Work to be completed
Collect all the lines that mention the word "seaborn".

- - - -

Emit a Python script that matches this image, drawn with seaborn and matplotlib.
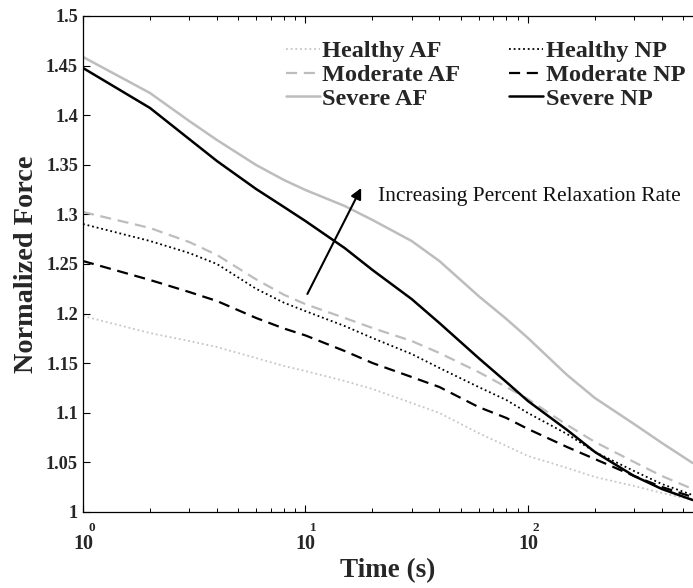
import matplotlib
matplotlib.use("Agg")
import matplotlib.pyplot as plt
import numpy as np
import pandas as pd
import seaborn as sns

# ---------------- data ----------------
time_s = [1, 2, 3, 4, 6, 8, 10, 15, 20, 30, 40, 60, 80, 100, 150, 200, 300, 400, 550]

healthy_af = [1.1976, 1.1804, 1.1724, 1.1663, 1.1552, 1.1472, 1.1421, 1.1321, 1.1240, 1.1099,
              1.0998, 1.0796, 1.0665, 1.0565, 1.0444, 1.0353, 1.0262, 1.0192, 1.0121]
moderate_af = [1.3024, 1.2863, 1.2722, 1.2591, 1.2345, 1.2190, 1.2095, 1.1956, 1.1855, 1.1724,
               1.1603, 1.1411, 1.1260, 1.1139, 1.0877, 1.0706, 1.0504, 1.0363, 1.0232]
severe_af = [1.4587, 1.4224, 1.3942, 1.3750, 1.3498, 1.3347, 1.3246, 1.3085, 1.2944, 1.2732,
             1.2530, 1.2177, 1.1946, 1.1754, 1.1381, 1.1149, 1.0887, 1.0696, 1.0494]
healthy_np = [1.2903, 1.2732, 1.2611, 1.2500, 1.2250, 1.2110, 1.2025, 1.1875, 1.1754, 1.1593,
              1.1452, 1.1260, 1.1129, 1.0998, 1.0786, 1.0605, 1.0413, 1.0282, 1.0171]
moderate_np = [1.2530, 1.2339, 1.2218, 1.2127, 1.1956, 1.1850, 1.1780, 1.1623, 1.1502, 1.1361,
               1.1260, 1.1058, 1.0948, 1.0837, 1.0655, 1.0534, 1.0363, 1.0252, 1.0151]
severe_np = [1.4476, 1.4073, 1.3760, 1.3538, 1.3256, 1.3075, 1.2933, 1.2661, 1.2440, 1.2147,
             1.1905, 1.1552, 1.1310, 1.1119, 1.0827, 1.0605, 1.0363, 1.0232, 1.0121]

series_names = ["Healthy AF", "Moderate AF", "Severe AF",
                "Healthy NP", "Moderate NP", "Severe NP"]
series_values = [healthy_af, moderate_af, severe_af,
                 healthy_np, moderate_np, severe_np]

x_tick_values = [1, 10, 100]
x_tick_labels = ["10", "10", "10"]
x_tick_exponents = ["0", "1", "2"]
y_tick_values = [1.0, 1.05, 1.1, 1.15, 1.2, 1.25, 1.3, 1.35, 1.4, 1.45, 1.5]
y_tick_labels = ["1", "1.05", "1.1", "1.15", "1.2", "1.25", "1.3", "1.35", "1.4", "1.45", "1.5"]

annotation_text = "Increasing Percent Relaxation Rate"

# ---------------- styles ----------------
styles = {
    "Healthy AF":  dict(color="#c6c6c6", linestyle=(0, (1.0, 1.6)), linewidth=1.3),
    "Moderate AF": dict(color="#bdbdbd", linestyle=(0, (5.0, 3.0)), linewidth=1.6),
    "Severe AF":   dict(color="#bdbdbd", linestyle="-", linewidth=1.8),
    "Healthy NP":  dict(color="#000000", linestyle=(0, (1.0, 1.6)), linewidth=1.3),
    "Moderate NP": dict(color="#000000", linestyle=(0, (5.0, 3.0)), linewidth=1.6),
    "Severe NP":   dict(color="#000000", linestyle="-", linewidth=1.8),
}

rows = []
for name, vals in zip(series_names, series_values):
    for t, v in zip(time_s, vals):
        rows.append({"Time": t, "Force": v, "Series": name})
df = pd.DataFrame(rows)

sns.set_style("white")
SERIF = "Liberation Serif"
plt.rcParams["font.family"] = [SERIF, "DejaVu Serif"]

fig = plt.figure(figsize=(6.93, 5.88), dpi=100)
ax = fig.add_axes([83 / 693, 76 / 588, 610 / 693, 496 / 588])

for name in series_names:
    sub = df[df["Series"] == name]
    sns.lineplot(data=sub, x="Time", y="Force", ax=ax, label=name,
                 estimator=None, sort=True, **styles[name])

ax.set_xscale("log")
ax.set_xlim(1, 10 ** 2.742)
ax.set_ylim(1.0, 1.5)

ax.set_xticks(x_tick_values)
ax.set_xticklabels(x_tick_labels, fontsize=14.5, fontweight="bold", family=SERIF)
ax.set_yticks(y_tick_values)
ax.set_yticklabels(y_tick_labels, fontsize=13.2, fontweight="bold", family=SERIF)

ax.tick_params(axis="both", which="both", direction="in", top=True, right=False,
               bottom=True, left=True, color="black")
ax.tick_params(axis="both", which="major", length=5, width=0.8)
ax.tick_params(axis="both", which="minor", length=2.8, width=0.7)
ax.tick_params(axis="x", which="major", pad=16)
ax.tick_params(axis="y", which="major", pad=3.6)
ax.xaxis.set_minor_locator(matplotlib.ticker.LogLocator(base=10, subs=np.arange(2, 10)))
ax.xaxis.set_minor_formatter(matplotlib.ticker.NullFormatter())

# MATLAB-style exponents above the "10" tick labels
for xv, ex in zip(x_tick_values, x_tick_exponents):
    ax.annotate(ex, xy=(xv, 0), xycoords=("data", "axes fraction"),
                xytext=(6.0, -11.5), textcoords="offset points",
                ha="center", va="center", fontsize=9.5, fontweight="bold",
                family=SERIF, annotation_clip=False)

for side in ["left", "bottom", "top"]:
    ax.spines[side].set_visible(True)
    ax.spines[side].set_color("black")
    ax.spines[side].set_linewidth(0.9)
ax.spines["right"].set_visible(False)

ax.set_xlabel("Time (s)", fontsize=19.5, fontweight="bold", family=SERIF)
ax.set_ylabel("Normalized Force", fontsize=20.3, fontweight="bold", family=SERIF)
ax.xaxis.set_label_coords(0.5, -0.092)
ax.yaxis.set_label_coords(-0.072, 0.5)

# arrow + annotation
ax.annotate("", xy=(17.8, 1.3266), xytext=(10.2, 1.2198),
            arrowprops=dict(arrowstyle="-|>", color="black", lw=1.5,
                            mutation_scale=16, shrinkA=0, shrinkB=0))
ax.text(21.2, 1.3185, annotation_text, fontsize=15.5, family=SERIF,
        ha="left", va="center", color="#111111")

handles, labels = ax.get_legend_handles_labels()
order = [labels.index(n) for n in series_names]
leg = ax.legend([handles[i] for i in order], [labels[i] for i in order],
                ncol=2, loc="upper left", bbox_to_anchor=(0.332, 0.951),
                frameon=False, borderaxespad=0, borderpad=0,
                handlelength=1.4, handletextpad=0.12, columnspacing=2.0,
                labelspacing=0.07,
                prop=dict(family=SERIF, weight="bold", size=17.5))

fig.savefig("out.png", dpi=100)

- - - -

Final answer
Emit a Python script that matches this image, drawn with seaborn and matplotlib.
import seaborn as sns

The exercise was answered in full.